THE PROBLEM: Find and copy every line in the records that includes the string "this".

RECORDS PROVIDED:
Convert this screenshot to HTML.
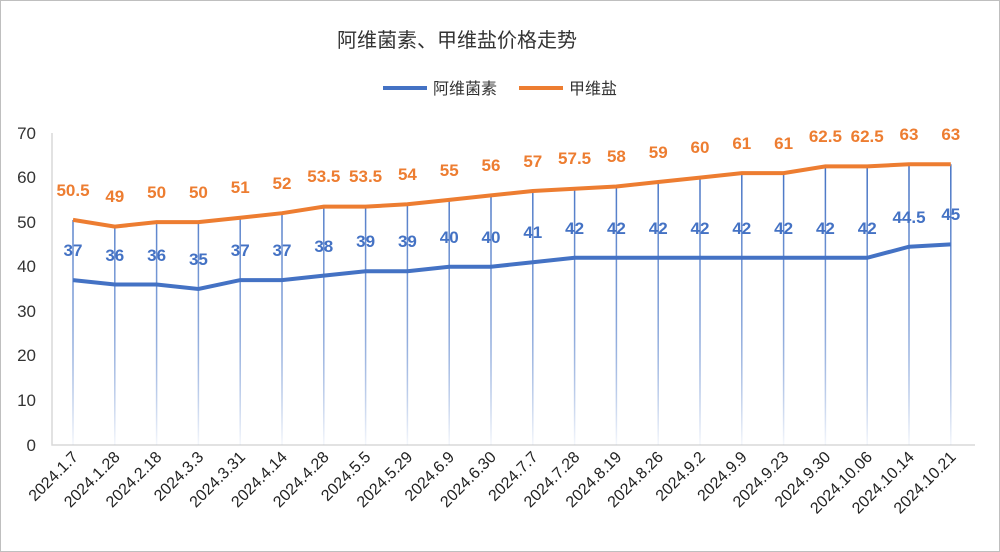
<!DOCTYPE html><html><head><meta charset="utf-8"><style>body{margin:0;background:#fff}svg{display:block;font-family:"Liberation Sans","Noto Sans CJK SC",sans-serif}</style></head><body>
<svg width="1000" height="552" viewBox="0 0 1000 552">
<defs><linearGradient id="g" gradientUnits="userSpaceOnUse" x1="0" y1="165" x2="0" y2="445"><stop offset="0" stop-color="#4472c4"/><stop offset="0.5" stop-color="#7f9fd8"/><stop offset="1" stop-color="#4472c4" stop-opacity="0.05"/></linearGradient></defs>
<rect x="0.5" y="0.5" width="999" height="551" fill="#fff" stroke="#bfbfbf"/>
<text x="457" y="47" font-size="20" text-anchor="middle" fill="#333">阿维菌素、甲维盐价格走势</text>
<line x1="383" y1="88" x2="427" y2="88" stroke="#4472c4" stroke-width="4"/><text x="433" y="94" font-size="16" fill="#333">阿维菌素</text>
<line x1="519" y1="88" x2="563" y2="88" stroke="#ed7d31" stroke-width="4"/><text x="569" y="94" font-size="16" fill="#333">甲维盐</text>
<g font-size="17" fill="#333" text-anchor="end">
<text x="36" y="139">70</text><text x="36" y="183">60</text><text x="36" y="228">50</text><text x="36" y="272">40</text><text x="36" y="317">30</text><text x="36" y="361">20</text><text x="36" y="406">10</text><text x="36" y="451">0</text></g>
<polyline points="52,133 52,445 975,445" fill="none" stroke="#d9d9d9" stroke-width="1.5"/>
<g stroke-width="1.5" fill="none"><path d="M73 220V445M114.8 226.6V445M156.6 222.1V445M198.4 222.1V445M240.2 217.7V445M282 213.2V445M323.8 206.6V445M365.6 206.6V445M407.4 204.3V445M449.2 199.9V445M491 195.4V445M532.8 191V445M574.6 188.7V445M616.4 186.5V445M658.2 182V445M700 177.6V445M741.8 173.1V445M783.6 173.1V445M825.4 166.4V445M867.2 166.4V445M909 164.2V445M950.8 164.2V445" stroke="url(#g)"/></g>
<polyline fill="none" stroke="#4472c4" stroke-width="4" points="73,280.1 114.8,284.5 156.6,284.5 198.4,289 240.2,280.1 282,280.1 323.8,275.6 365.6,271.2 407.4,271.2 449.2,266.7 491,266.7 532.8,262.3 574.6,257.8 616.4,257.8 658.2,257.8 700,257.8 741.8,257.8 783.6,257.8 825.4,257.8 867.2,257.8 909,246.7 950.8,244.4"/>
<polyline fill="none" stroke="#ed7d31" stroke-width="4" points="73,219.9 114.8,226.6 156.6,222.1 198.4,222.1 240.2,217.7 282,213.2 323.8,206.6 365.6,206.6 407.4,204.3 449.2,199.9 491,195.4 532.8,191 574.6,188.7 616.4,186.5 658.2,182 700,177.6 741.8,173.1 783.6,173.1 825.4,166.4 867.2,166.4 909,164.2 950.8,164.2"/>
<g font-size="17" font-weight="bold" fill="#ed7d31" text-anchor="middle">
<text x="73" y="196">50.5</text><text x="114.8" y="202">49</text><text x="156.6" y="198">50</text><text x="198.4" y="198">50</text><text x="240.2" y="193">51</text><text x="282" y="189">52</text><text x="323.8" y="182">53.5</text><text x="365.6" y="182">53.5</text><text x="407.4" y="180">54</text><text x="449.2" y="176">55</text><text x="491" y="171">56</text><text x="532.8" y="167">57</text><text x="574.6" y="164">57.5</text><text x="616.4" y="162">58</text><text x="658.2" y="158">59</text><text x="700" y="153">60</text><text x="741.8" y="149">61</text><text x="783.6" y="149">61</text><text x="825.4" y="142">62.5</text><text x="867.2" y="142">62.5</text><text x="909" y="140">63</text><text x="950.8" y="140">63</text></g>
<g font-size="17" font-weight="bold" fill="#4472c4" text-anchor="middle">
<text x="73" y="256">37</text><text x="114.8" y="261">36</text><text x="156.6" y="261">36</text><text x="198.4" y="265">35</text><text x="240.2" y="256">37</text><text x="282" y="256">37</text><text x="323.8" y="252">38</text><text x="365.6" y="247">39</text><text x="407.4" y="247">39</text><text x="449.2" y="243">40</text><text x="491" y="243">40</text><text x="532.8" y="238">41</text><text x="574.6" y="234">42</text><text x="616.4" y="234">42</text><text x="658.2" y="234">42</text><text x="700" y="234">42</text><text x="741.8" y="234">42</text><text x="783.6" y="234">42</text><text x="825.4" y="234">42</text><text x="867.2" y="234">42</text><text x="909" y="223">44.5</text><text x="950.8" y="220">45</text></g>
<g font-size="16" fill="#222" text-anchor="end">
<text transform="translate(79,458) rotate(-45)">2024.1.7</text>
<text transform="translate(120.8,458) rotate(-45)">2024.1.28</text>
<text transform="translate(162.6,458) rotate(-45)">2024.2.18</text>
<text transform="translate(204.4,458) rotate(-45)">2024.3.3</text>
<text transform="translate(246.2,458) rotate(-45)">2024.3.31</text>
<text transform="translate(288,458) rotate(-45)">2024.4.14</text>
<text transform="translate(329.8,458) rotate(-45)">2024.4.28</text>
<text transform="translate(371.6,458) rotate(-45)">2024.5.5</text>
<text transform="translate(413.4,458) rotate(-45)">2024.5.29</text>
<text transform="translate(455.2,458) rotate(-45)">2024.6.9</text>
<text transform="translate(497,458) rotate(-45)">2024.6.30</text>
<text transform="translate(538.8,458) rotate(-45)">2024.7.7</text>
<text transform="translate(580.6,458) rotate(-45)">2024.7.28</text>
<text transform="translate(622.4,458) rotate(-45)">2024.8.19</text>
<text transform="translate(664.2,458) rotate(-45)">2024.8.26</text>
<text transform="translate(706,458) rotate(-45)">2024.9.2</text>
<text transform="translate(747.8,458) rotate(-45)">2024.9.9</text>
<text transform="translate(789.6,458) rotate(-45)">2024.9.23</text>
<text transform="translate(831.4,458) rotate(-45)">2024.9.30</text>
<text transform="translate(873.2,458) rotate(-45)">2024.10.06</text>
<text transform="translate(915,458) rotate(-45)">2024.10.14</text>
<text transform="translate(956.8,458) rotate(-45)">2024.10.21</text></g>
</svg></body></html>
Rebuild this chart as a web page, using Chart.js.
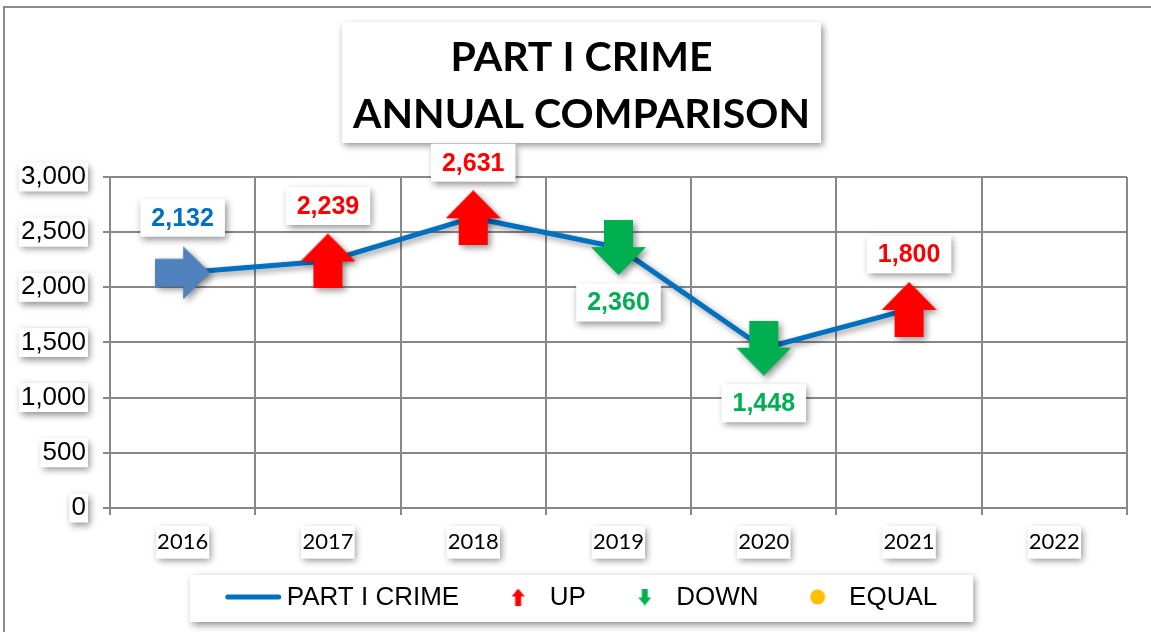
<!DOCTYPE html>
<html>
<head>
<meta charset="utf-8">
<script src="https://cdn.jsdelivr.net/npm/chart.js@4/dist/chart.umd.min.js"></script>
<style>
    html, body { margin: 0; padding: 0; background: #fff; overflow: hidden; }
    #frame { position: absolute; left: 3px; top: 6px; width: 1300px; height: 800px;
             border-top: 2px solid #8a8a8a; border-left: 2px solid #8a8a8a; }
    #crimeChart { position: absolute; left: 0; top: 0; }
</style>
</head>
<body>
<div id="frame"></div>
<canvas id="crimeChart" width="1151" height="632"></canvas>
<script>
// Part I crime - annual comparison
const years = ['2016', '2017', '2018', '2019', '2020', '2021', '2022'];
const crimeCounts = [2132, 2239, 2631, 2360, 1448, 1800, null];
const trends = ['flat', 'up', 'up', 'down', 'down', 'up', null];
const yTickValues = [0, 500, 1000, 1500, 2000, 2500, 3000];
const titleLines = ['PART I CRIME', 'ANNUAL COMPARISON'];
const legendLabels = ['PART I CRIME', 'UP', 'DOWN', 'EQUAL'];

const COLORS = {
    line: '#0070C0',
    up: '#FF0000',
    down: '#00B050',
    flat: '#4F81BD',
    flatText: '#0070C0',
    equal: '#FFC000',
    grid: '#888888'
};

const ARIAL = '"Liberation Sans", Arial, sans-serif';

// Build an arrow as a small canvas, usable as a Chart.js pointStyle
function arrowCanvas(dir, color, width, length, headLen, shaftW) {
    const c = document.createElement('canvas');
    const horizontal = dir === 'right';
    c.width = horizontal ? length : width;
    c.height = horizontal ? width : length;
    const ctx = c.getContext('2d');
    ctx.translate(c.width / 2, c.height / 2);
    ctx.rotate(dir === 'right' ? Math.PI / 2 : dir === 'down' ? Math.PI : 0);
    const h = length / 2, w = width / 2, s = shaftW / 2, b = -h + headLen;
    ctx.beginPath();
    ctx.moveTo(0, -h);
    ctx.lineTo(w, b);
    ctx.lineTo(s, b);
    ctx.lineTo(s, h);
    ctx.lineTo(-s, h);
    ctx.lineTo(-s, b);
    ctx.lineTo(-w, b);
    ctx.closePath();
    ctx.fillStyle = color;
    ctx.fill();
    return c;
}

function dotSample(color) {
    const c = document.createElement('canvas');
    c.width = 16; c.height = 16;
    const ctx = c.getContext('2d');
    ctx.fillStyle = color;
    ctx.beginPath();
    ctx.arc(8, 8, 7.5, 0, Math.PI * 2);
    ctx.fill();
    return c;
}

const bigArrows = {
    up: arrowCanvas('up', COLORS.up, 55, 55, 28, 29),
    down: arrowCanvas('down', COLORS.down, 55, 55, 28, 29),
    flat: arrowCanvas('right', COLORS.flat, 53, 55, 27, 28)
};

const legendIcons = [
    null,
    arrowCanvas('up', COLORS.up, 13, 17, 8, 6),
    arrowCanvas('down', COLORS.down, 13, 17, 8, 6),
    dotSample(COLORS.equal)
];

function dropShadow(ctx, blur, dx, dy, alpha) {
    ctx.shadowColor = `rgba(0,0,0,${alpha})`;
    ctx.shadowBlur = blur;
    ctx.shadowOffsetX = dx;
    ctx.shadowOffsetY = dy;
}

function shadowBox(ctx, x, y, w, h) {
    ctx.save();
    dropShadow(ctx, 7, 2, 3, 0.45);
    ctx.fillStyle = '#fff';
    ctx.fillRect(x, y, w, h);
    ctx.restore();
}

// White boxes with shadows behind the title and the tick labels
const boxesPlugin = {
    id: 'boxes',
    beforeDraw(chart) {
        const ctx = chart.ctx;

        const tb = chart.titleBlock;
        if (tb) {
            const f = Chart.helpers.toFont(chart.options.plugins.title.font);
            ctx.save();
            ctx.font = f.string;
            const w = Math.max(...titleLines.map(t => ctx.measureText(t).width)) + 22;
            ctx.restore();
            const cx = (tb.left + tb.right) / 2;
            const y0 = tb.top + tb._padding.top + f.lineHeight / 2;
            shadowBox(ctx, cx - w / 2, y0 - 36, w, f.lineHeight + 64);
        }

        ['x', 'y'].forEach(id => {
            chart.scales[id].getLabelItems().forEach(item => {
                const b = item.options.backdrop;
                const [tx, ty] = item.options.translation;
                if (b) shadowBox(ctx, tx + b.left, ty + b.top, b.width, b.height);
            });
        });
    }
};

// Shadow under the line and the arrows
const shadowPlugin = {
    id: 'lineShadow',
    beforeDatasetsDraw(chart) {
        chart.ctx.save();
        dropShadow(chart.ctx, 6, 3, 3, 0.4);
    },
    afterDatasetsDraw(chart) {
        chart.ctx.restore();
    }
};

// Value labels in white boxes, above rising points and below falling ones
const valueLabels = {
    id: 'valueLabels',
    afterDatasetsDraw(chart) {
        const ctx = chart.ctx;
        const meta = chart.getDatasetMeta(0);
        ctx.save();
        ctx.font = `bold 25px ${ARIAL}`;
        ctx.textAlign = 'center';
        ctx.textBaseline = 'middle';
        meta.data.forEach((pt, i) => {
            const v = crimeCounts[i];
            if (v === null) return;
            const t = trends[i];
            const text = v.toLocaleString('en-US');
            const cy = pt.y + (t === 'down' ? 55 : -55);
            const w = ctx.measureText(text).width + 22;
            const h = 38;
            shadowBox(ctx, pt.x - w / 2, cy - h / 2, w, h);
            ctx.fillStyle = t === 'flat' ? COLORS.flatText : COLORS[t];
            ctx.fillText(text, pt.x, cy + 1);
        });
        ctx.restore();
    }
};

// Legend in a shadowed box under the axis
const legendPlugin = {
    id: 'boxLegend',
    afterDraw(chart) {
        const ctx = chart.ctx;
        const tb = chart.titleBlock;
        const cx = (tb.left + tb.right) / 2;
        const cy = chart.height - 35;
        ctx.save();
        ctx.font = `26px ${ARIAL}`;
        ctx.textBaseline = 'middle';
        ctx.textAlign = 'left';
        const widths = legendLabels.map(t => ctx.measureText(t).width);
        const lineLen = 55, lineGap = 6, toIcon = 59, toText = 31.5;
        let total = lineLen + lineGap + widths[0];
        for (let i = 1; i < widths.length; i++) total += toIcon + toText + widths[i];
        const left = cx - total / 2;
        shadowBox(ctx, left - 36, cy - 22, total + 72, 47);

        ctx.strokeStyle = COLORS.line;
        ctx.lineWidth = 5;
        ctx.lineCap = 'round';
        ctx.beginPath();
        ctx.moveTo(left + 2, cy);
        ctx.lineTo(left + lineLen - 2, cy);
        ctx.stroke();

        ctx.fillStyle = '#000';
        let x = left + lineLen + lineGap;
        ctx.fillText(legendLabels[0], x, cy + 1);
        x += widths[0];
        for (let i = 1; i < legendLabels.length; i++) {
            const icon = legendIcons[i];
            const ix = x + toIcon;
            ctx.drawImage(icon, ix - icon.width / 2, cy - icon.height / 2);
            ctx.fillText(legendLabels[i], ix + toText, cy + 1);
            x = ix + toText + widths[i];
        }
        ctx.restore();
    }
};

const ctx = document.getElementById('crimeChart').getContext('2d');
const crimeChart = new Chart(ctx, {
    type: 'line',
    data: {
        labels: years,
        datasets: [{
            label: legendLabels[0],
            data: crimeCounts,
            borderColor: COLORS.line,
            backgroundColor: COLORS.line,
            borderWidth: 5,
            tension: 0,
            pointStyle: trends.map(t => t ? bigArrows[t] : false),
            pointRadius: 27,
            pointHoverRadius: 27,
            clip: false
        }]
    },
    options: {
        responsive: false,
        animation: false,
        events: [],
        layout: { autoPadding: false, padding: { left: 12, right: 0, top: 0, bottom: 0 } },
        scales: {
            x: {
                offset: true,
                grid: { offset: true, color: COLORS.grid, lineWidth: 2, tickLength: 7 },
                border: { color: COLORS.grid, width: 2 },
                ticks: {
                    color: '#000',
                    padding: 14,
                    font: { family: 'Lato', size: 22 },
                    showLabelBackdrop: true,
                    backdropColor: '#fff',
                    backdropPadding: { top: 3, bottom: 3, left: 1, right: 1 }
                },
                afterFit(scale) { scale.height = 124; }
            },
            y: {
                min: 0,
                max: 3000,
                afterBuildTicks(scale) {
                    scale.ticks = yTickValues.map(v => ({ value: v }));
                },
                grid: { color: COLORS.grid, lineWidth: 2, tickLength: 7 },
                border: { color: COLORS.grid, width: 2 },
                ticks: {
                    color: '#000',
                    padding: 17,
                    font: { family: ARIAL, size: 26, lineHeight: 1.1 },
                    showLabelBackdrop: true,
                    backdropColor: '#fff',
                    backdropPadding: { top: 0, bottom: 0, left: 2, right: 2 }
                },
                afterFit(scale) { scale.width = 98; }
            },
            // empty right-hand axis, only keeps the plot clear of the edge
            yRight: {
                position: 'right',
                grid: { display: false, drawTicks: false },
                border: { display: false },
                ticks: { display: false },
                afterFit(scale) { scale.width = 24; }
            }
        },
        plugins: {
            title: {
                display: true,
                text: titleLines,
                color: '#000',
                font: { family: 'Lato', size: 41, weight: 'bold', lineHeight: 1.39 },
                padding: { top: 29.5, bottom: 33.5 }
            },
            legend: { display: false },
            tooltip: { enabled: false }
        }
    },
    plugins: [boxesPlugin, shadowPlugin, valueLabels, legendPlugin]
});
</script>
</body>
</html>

SOLVED PROBLEM:
Convert this screenshot to HTML.
Rebuild this chart as a web page, using Chart.js.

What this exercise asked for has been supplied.